Former Rep. Aaron Schock, R-Ill., resigned from Congress in 2015. (Bill Clark/CQ Roll Call File Photo)
Former Rep. Aaron Schock, R-Ill., resigned from Congress in 2015. (Bill Clark/CQ Roll Call File Photo)

An attorney for disgraced former Rep. Aaron Schock sought Thursday to dismiss federal fraud and theft charges stemming from his time in office, saying the indictment “repeatedly trespasses on land the Constitution reserves for Congress.”

Prosecutors say Schock used campaign and government funds for personal expenses — including travel and the lavish redecoration of his Capitol Hill office in the style of the popular television show, “Downton Abbey.” The Republican, first elected in 2008, resigned from his seat representing Illinois’ 18th District in May 2015.

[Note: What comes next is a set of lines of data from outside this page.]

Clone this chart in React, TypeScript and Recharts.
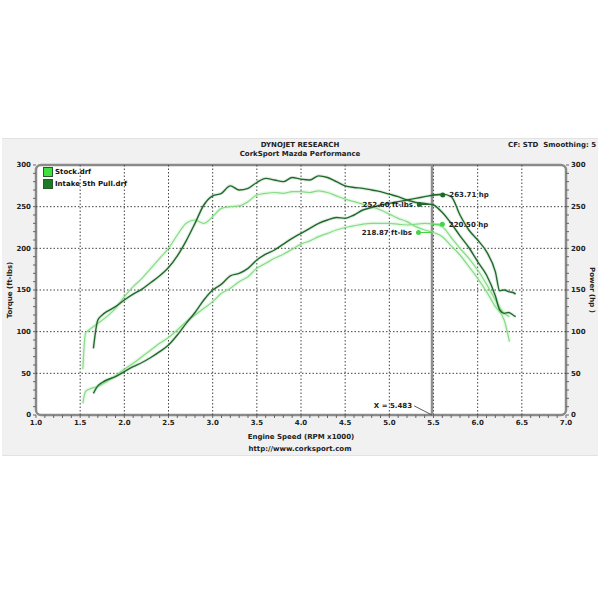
import React from 'react';
import {
  ComposedChart,
  Line,
  XAxis,
  YAxis,
  ReferenceLine,
  ReferenceDot,
  ReferenceArea,
  Legend,
} from 'recharts';

// ---- data ----
const stockRpm = [1.53, 1.56, 1.6, 1.7, 1.8, 1.9, 2.0, 2.1, 2.2, 2.3, 2.4, 2.5, 2.6, 2.7, 2.8, 2.9, 3.0, 3.1, 3.2, 3.3, 3.4, 3.5, 3.6, 3.7, 3.8, 3.9, 4.0, 4.1, 4.2, 4.3, 4.4, 4.5, 4.6, 4.7, 4.8, 4.9, 5.0, 5.1, 5.2, 5.3, 5.4, 5.5, 5.6, 5.7, 5.8, 5.9, 6.0, 6.1, 6.2, 6.3, 6.36];
const stockTorque = [55, 98, 102, 110, 118, 128, 142, 154, 164, 176, 188, 200, 216, 230, 234, 230, 238, 248, 250, 251, 256, 264, 266, 267, 266, 268, 268, 267, 269, 267, 263, 259, 256, 253, 250, 246, 241, 236, 232, 226, 222, 219, 214, 203, 192, 178, 164, 148, 130, 114, 88];
const stockHp = [14, 28, 31, 34, 40, 47, 55, 62, 70, 78, 86, 93, 102, 112, 120, 128, 136, 146, 152, 160, 166, 176, 182, 188, 193, 199, 205, 209, 214, 218, 222, 225, 227, 229, 230, 230, 230, 229, 228, 229, 230, 229, 226, 213, 200, 188, 174, 157, 138, 122, 118];

const intakeRpm = [1.65, 1.7, 1.75, 1.8, 1.9, 2.0, 2.1, 2.2, 2.3, 2.4, 2.5, 2.6, 2.7, 2.8, 2.9, 3.0, 3.1, 3.2, 3.3, 3.4, 3.5, 3.6, 3.7, 3.8, 3.9, 4.0, 4.1, 4.2, 4.3, 4.4, 4.5, 4.6, 4.7, 4.8, 4.9, 5.0, 5.1, 5.2, 5.3, 5.4, 5.5, 5.6, 5.7, 5.8, 5.9, 6.0, 6.1, 6.2, 6.25, 6.3, 6.35, 6.4, 6.43];
const intakeTorque = [80, 114, 120, 124, 130, 138, 145, 151, 159, 167, 177, 191, 209, 230, 252, 263, 266, 275, 270, 272, 279, 284, 282, 280, 285, 283, 282, 287, 285, 280, 275, 273, 272, 270, 268, 265, 262, 258, 255, 254, 252, 243, 230, 215, 201, 184, 168, 143, 126, 122, 123, 120, 118];
const intakeHp = [26, 35, 39, 42, 46, 52, 58, 63, 69, 76, 84, 96, 110, 123, 138, 150, 157, 167, 170, 176, 186, 193, 198, 205, 212, 218, 224, 230, 234, 237, 236, 240, 246, 249, 252, 254, 256, 258, 260, 262, 264, 265, 262, 240, 222, 210, 196, 172, 149, 150, 148, 147, 145];

const seriesNames = ['Stock.drf', 'Intake 5th Pull.drf'];
const seriesColors = ['#86dc86', '#1f6a2b'];
const swatchColors = ['#3fe03f', '#1d7a26'];

const xGridValues = [1.5, 2.0, 2.5, 3.0, 3.5, 4.0, 4.5, 5.0, 5.5, 6.0, 6.5];
const yGridValues = [50, 100, 150, 200, 250];

const cursorX = 5.483;
const cursorLabel = 'X = 5.483';
const markers = [
  { x: 5.605, y: 264, axis: 'right', text: '263.71 hp', color: '#1f6a2b', side: 'right' },
  { x: 5.34, y: 252.6, axis: 'left', text: '252.60 ft-lbs', color: '#1f6a2b', side: 'left' },
  { x: 5.6, y: 229, axis: 'right', text: '220.50 hp', color: '#45d445', side: 'right' },
  { x: 5.33, y: 219, axis: 'left', text: '218.87 ft-lbs', color: '#45d445', side: 'left' },
];

// minor tick positions
const xMinorTicks: number[] = [];
for (let i = 10; i <= 70; i++) xMinorTicks.push(i / 10);
const yMinorTicks: number[] = [];
for (let i = 0; i <= 30; i++) yMinorTicks.push(i * 10);

const toPts = (xs: number[], ys: number[]) => xs.map((x, i) => ({ x, v: ys[i] }));
const stockTorqueData = toPts(stockRpm, stockTorque);
const stockHpData = toPts(stockRpm, stockHp);
const intakeTorqueData = toPts(intakeRpm, intakeTorque);
const intakeHpData = toPts(intakeRpm, intakeHp);

const FONT = '"DejaVu Sans", Verdana, sans-serif';
const FS = 7;
const tickStyle = { fontSize: FS, fontWeight: 700, fill: '#222', fontFamily: FONT };
const labelStyle = { fontSize: FS, fontWeight: 700, fill: '#222', fontFamily: FONT };

const LegendBox = () => (
  <div style={{ fontFamily: FONT, fontSize: FS, fontWeight: 700, color: '#111' }}>
    {seriesNames.map((n, i) => (
      <div key={n} style={{ display: 'flex', alignItems: 'center', height: 12 }}>
        <span
          style={{
            display: 'inline-block',
            width: 8,
            height: 8,
            background: swatchColors[i],
            border: '1px solid #2a5a2a',
            marginRight: 2,
          }}
        />
        <span>{n}</span>
      </div>
    ))}
  </div>
);

const textBase: React.CSSProperties = {
  position: 'absolute',
  fontFamily: FONT,
  fontSize: FS,
  fontWeight: 700,
  color: '#222',
  whiteSpace: 'nowrap',
  lineHeight: '9px',
};

export default function App() {
  return (
    <div style={{ position: 'absolute', left: 0, top: 0, width: 600, height: 600, background: '#fff' }}>
      <div
        style={{
          position: 'absolute',
          left: 2,
          top: 138,
          width: 596,
          height: 316,
          background: '#f1f1f1',
          borderTop: '1px solid #e2e2e2',
          borderBottom: '1px solid #e2e2e2',
        }}
      />
      <div style={{ ...textBase, left: 0, width: 600, top: 141, textAlign: 'center' }}>DYNOJET RESEARCH</div>
      <div style={{ ...textBase, left: 0, width: 600, top: 150, textAlign: 'center' }}>CorkSport Mazda Performance</div>
      <div style={{ ...textBase, left: 508, top: 141 }}>CF: STD&nbsp;&nbsp;Smoothing: 5</div>
      <div style={{ ...textBase, left: 0, width: 600, top: 445, textAlign: 'center' }}>http://www.corksport.com</div>

      <div style={{ position: 'absolute', left: 0, top: 0 }}>
        <ComposedChart width={600} height={600} margin={{ top: 165, right: 4, bottom: 155, left: 6 }}>
          <XAxis
            xAxisId="x"
            type="number"
            dataKey="x"
            domain={[1, 7]}
            ticks={xMinorTicks}
            interval={0}
            tickFormatter={(v: number) => (Math.round(v * 10) % 5 === 0 ? v.toFixed(1) : '')}
            tick={tickStyle}
            tickSize={3}
            tickMargin={2}
            tickLine={{ stroke: '#666' }}
            axisLine={false}
            height={30}
            label={{
              value: 'Engine Speed (RPM x1000)',
              position: 'insideBottom',
              offset: 6,
              style: labelStyle,
            }}
          />
          <YAxis
            yAxisId="left"
            type="number"
            domain={[0, 300]}
            ticks={yMinorTicks}
            interval={0}
            tickFormatter={(v: number) => (v % 50 === 0 ? String(v) : '')}
            tick={tickStyle}
            tickSize={3}
            tickMargin={2}
            tickLine={{ stroke: '#666' }}
            axisLine={false}
            width={30}
            label={{
              value: 'Torque (ft-lbs)',
              angle: -90,
              position: 'insideLeft',
              offset: 4,
              style: { ...labelStyle, textAnchor: 'middle' },
            }}
          />
          <YAxis
            yAxisId="right"
            orientation="right"
            type="number"
            domain={[0, 300]}
            ticks={yMinorTicks}
            interval={0}
            tickFormatter={(v: number) => (v % 50 === 0 ? String(v) : '')}
            tick={tickStyle}
            tickSize={3}
            tickMargin={2}
            tickLine={{ stroke: '#666' }}
            axisLine={false}
            width={30}
            label={{
              value: 'Power (hp )',
              angle: 90,
              position: 'insideRight',
              offset: 4,
              style: { ...labelStyle, textAnchor: 'middle' },
            }}
          />

          <ReferenceArea xAxisId="x" yAxisId="left" x1={1} x2={7} y1={0} y2={300} fill="#ffffff" fillOpacity={1} stroke="none" />

          {xGridValues.map((v) => (
            <ReferenceLine key={'gx' + v} xAxisId="x" yAxisId="left" x={v} stroke="#444" strokeDasharray="1.5 2" strokeWidth={1} />
          ))}
          {yGridValues.map((v) => (
            <ReferenceLine key={'gy' + v} xAxisId="x" yAxisId="left" y={v} stroke="#444" strokeDasharray="1.5 2" strokeWidth={1} />
          ))}

          <ReferenceLine xAxisId="x" yAxisId="left" x={cursorX} stroke="#8f8f8f" strokeWidth={2.5} />

          {/* glow */}
          <Line xAxisId="x" yAxisId="left" data={stockTorqueData} dataKey="v" type="monotone" stroke={seriesColors[0]} strokeOpacity={0.18} strokeWidth={4} dot={false} isAnimationActive={false} legendType="none" />
          <Line xAxisId="x" yAxisId="right" data={stockHpData} dataKey="v" type="monotone" stroke={seriesColors[0]} strokeOpacity={0.18} strokeWidth={4} dot={false} isAnimationActive={false} legendType="none" />
          <Line xAxisId="x" yAxisId="left" data={intakeTorqueData} dataKey="v" type="monotone" stroke={seriesColors[1]} strokeOpacity={0.12} strokeWidth={3.5} dot={false} isAnimationActive={false} legendType="none" />
          <Line xAxisId="x" yAxisId="right" data={intakeHpData} dataKey="v" type="monotone" stroke={seriesColors[1]} strokeOpacity={0.12} strokeWidth={3.5} dot={false} isAnimationActive={false} legendType="none" />

          <Line xAxisId="x" yAxisId="left" data={stockTorqueData} dataKey="v" name={seriesNames[0]} type="monotone" stroke={seriesColors[0]} strokeWidth={1.2} dot={false} isAnimationActive={false} />
          <Line xAxisId="x" yAxisId="right" data={stockHpData} dataKey="v" type="monotone" stroke={seriesColors[0]} strokeWidth={1.2} dot={false} isAnimationActive={false} legendType="none" />
          <Line xAxisId="x" yAxisId="left" data={intakeTorqueData} dataKey="v" name={seriesNames[1]} type="monotone" stroke={seriesColors[1]} strokeWidth={1.4} dot={false} isAnimationActive={false} />
          <Line xAxisId="x" yAxisId="right" data={intakeHpData} dataKey="v" type="monotone" stroke={seriesColors[1]} strokeWidth={1.4} dot={false} isAnimationActive={false} legendType="none" />

          {markers.map((m) => (
            <ReferenceLine
              key={'seg' + m.text}
              xAxisId="x"
              yAxisId={m.axis}
              segment={[{ x: m.x, y: m.y }, { x: cursorX, y: m.y }]}
              stroke={m.color}
              strokeWidth={1}
            />
          ))}
          {markers.map((m) => (
            <ReferenceDot
              key={'dot' + m.text}
              xAxisId="x"
              yAxisId={m.axis}
              x={m.x}
              y={m.y}
              r={2.5}
              fill={m.color}
              stroke="none"
              label={{
                value: m.text,
                position: m.side,
                offset: 4,
                style: labelStyle,
              }}
            />
          ))}

          <ReferenceLine
            xAxisId="x"
            yAxisId="left"
            segment={[{ x: 5.28, y: 11 }, { x: cursorX, y: 0 }]}
            stroke="#333"
            strokeWidth={0.8}
          />
          <ReferenceDot
            xAxisId="x"
            yAxisId="left"
            x={5.27}
            y={11}
            r={0.1}
            fill="none"
            stroke="none"
            label={{
              value: cursorLabel,
              position: 'left',
              offset: 1,
              style: labelStyle,
            }}
          />

          <ReferenceArea
            xAxisId="x"
            yAxisId="left"
            x1={1}
            x2={7}
            y1={0}
            y2={300}
            fill="none"
            stroke="#8a8a8a"
            strokeWidth={2.5}
            radius={5}
          />

          <Legend
            layout="vertical"
            align="center"
            verticalAlign="middle"
            content={<LegendBox />}
            wrapperStyle={{ top: 166, left: 43, width: 'auto', height: 'auto' }}
          />
        </ComposedChart>
      </div>
    </div>
  );
}
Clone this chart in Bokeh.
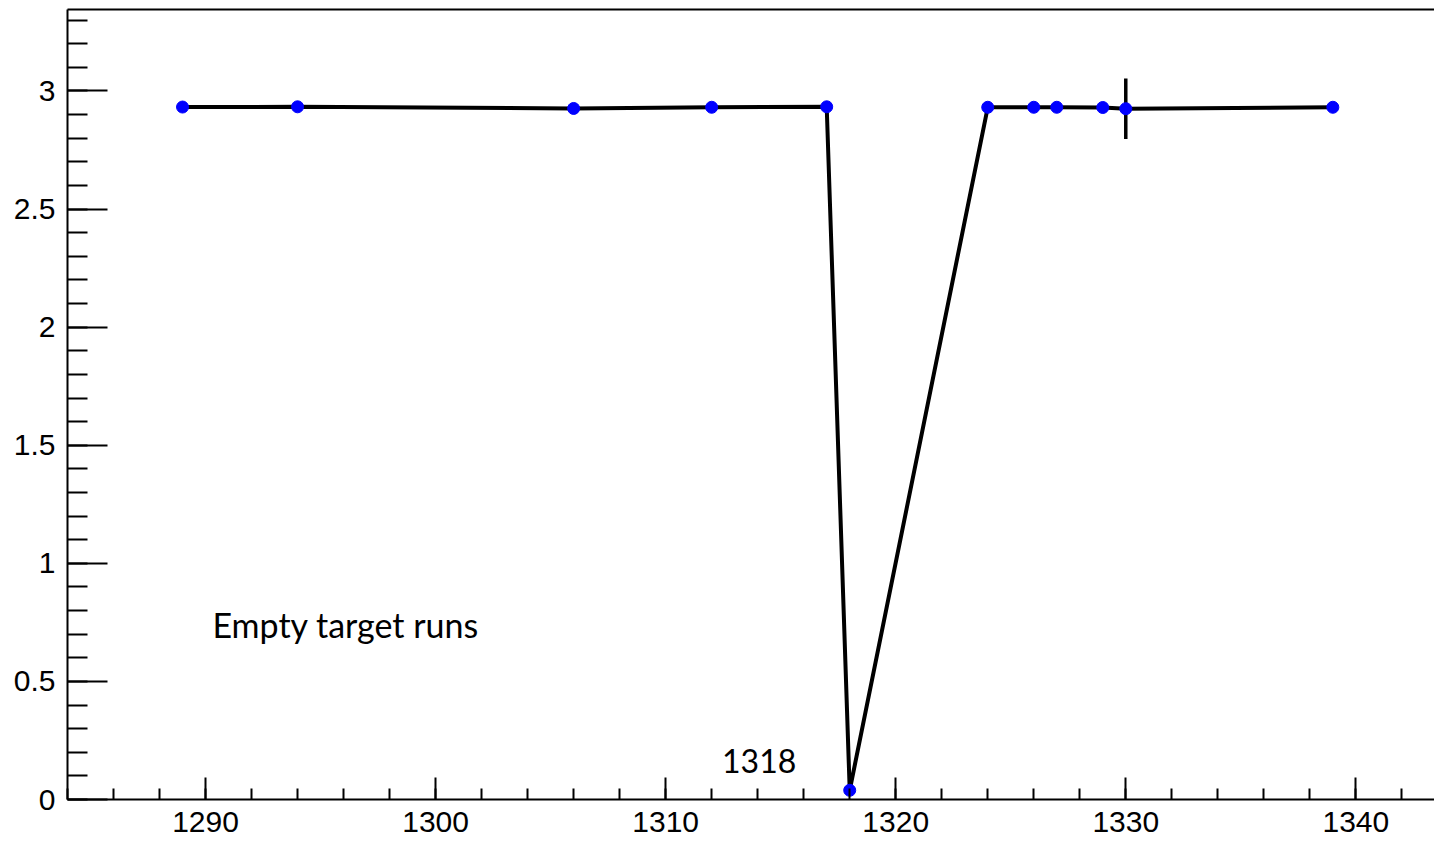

But one of Schock’s attorneys, George Terwilliger, argues in part that prosecutors are playing “Monday morning quarterback” with interpretations of House rules that are ambiguous—and that those interpretations are “inventions of the prosecutors made up after the fact.”

“The indictment repeatedly relies on House rules or standards that were not designed to be the basis for criminal charges and are themselves ambiguous,” Schock’s legal team wrote in a 56-page memorandum filed in federal district court in Illinois.

“It charges Mr. Schock with alleged crimes based on the government’s own interpretation of the requirements it says should have been met in reimbursement submissions to the House — reimbursement submissions that the House Finance Office deemed valid,” Schock’s attorneys wrote.

Schock’s attorneys also say the former lawmaker is protected from prosecution by the Constitution’s Speech or Debate Clause. While that traditionally protects lawmakers from prosecution for what they say on the floor of Congress, the lawyers argue, it also applies to conduct or speech that is addressed to the House’s interpretation or application of certain rules.

The government has two weeks to respond. Schock pleaded not guilty in the case. A jury trial in the case is set for July 10.